Biochemical Assay for JAR1 and Related Enzyme Activities. (A) Analysis of purified GST-JAR1 fusion protein on a Coomassie blue–stained polyacrylamide gel. Positions of molecular mass markers (kD) are shown at left. (B) Substrate specificity of JAR1 determined by ATP-³²P-PPi exchange. The positions of PPi and ATP after chromatography are indicated. Lanes are labeled with the substrates assayed. (C) The first lane contains the complete reaction mixture with JA as in (B). Other lanes are the same as the first minus the component indicated. (D) Representative example of a substrate specificity assay for proteins related to JAR1. The top chromatograph shows T20D16.20; the bottom chromatograph shows M4I22.70. Reaction conditions are the same as those described above. ABA, abscisic acid; ACC, 1-aminocyclopropane-1-carboxylic acid; GA, gibberellic acid; PDA, 12-oxophytodienoic acid.

Figure 6.

Summary of Sequence Homology and Substrate Specificity Relationships among Arabidopsis JAR1-Like Proteins. Pair-wise similarity tree constructed with PileUp (Genetics Computer Group) using the blosum 62 scoring matrix. Numbers in parentheses indicate chromosomes.
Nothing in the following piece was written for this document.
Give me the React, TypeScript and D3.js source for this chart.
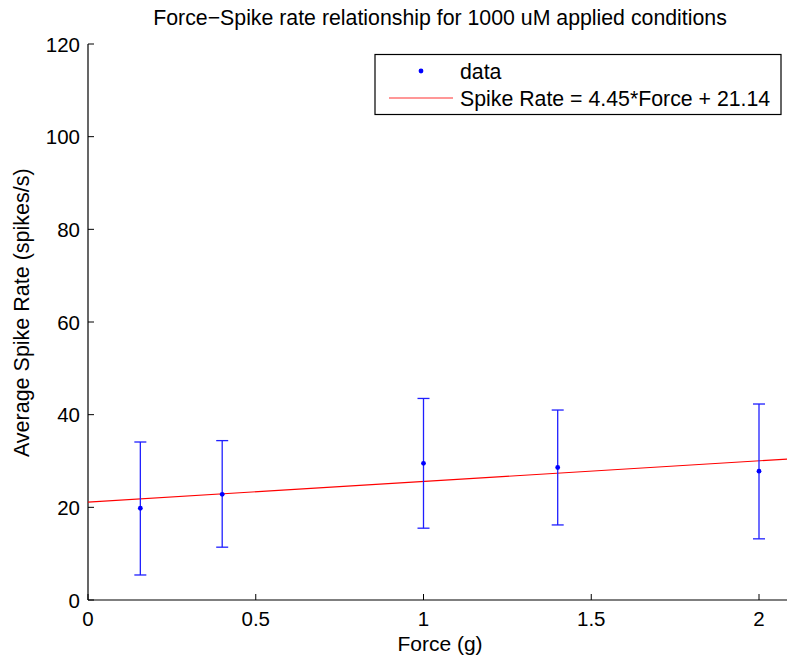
import * as d3 from 'd3';

const forces = [0.156, 0.4, 1.0, 1.4, 2.0];
const meanRates = [19.8, 22.8, 29.5, 28.6, 27.8];
const upperRates = [34.1, 34.4, 43.5, 41.0, 42.3];
const lowerRates = [5.4, 11.4, 15.5, 16.2, 13.2];
const fitSlope = 4.45;
const fitIntercept = 21.14;
const xTicks = [0, 0.5, 1, 1.5, 2];
const yTicks = [0, 20, 40, 60, 80, 100, 120];
const titleText = 'Force\u2212Spike rate relationship for 1000 uM applied conditions';
const legendLabels = ['data', 'Spike Rate = 4.45*Force + 21.14'];

export default function App() {
  const width = 787;
  const height = 662;
  const font = 'Liberation Sans, Arial, Helvetica, sans-serif';

  const x = d3.scaleLinear().domain([0, 2]).range([88, 759]);
  const y = d3.scaleLinear().domain([0, 120]).range([600, 44]);
  const xEnd = x.invert(width + 5);

  const fitLine = d3
    .line<number>()
    .x((d) => x(d))
    .y((d) => y(fitSlope * d + fitIntercept));

  const capHalf = 6;
  const blue = '#1f1fff';

  return (
    <svg
      width={width}
      height={height}
      viewBox={`0 0 ${width} ${height}`}
      style={{ position: 'absolute', left: 0, top: 0, background: '#fff' }}
      fontFamily={font}
    >
      <rect width={width} height={height} fill="#fff" />
      <text x={440} y={25} textAnchor="middle" fontSize={21.3} fill="#000">
        {titleText}
      </text>

      {/* axes */}
      <line x1={x(0)} x2={width + 5} y1={y(0)} y2={y(0)} stroke="#000" strokeWidth={1.2} />
      <line x1={x(0)} x2={x(0)} y1={y(0)} y2={y(120)} stroke="#000" strokeWidth={1.2} />

      {yTicks.map((t) => (
        <g key={`y${t}`}>
          <line x1={x(0)} x2={x(0) + 6} y1={y(t)} y2={y(t)} stroke="#000" />
          <text x={80} y={y(t) + 7.5} textAnchor="end" fontSize={20.5} fill="#000">
            {t}
          </text>
        </g>
      ))}
      {xTicks.map((t) => (
        <g key={`x${t}`}>
          <line x1={x(t)} x2={x(t)} y1={y(0)} y2={y(0) - 6} stroke="#000" />
          <text x={x(t)} y={626} textAnchor="middle" fontSize={20.5} fill="#000">
            {t}
          </text>
        </g>
      ))}

      <text x={440} y={651} textAnchor="middle" fontSize={21} fill="#000">
        Force (g)
      </text>
      <text
        transform={`translate(29,${y(62)}) rotate(-90)`}
        textAnchor="middle"
        fontSize={21.5}
        fill="#000"
      >
        Average Spike Rate (spikes/s)
      </text>

      {/* fit line */}
      <path d={fitLine([0, xEnd]) ?? ''} fill="none" stroke="#ff0000" strokeWidth={1.2} />

      {/* error bars */}
      {forces.map((f, i) => (
        <g key={`e${i}`} stroke={blue} strokeWidth={1.3}>
          <line x1={x(f)} x2={x(f)} y1={y(upperRates[i])} y2={y(lowerRates[i])} />
          <line x1={x(f) - capHalf} x2={x(f) + capHalf} y1={y(upperRates[i])} y2={y(upperRates[i])} />
          <line x1={x(f) - capHalf} x2={x(f) + capHalf} y1={y(lowerRates[i])} y2={y(lowerRates[i])} />
          <circle cx={x(f)} cy={y(meanRates[i])} r={2.4} fill="#0000ff" stroke="none" />
        </g>
      ))}

      {/* legend */}
      <g>
        <rect x={375} y={54.5} width={406} height={60} fill="#fff" stroke="#000" strokeWidth={1.2} />
        <circle cx={421} cy={71} r={2.4} fill="#0000ff" />
        <line x1={389} x2={453} y1={98} y2={98} stroke="#ff3030" strokeWidth={1.2} />
        <text x={460} y={78.5} fontSize={21.3} fill="#000">
          {legendLabels[0]}
        </text>
        <text x={460} y={105.5} fontSize={21.3} fill="#000">
          {legendLabels[1]}
        </text>
      </g>
    </svg>
  );
}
Substrate specificity for each protein and sequence homology subgroups are indicated at left and right, respectively. Four genes not tested (nt) were not obtained by reverse transcriptase–mediated PCR or were nearly identical to others. Inactivity on substrates tested (see Fig. 5) is indicated by (−).

Figure 7.

Response of jar1 Alleles to Far-Red Light. Seedlings were grown for 5 days at room temperature under far-red light. Bars indicate mean hypocotyl length of 25 seedlings with standard errors. WT, wild type.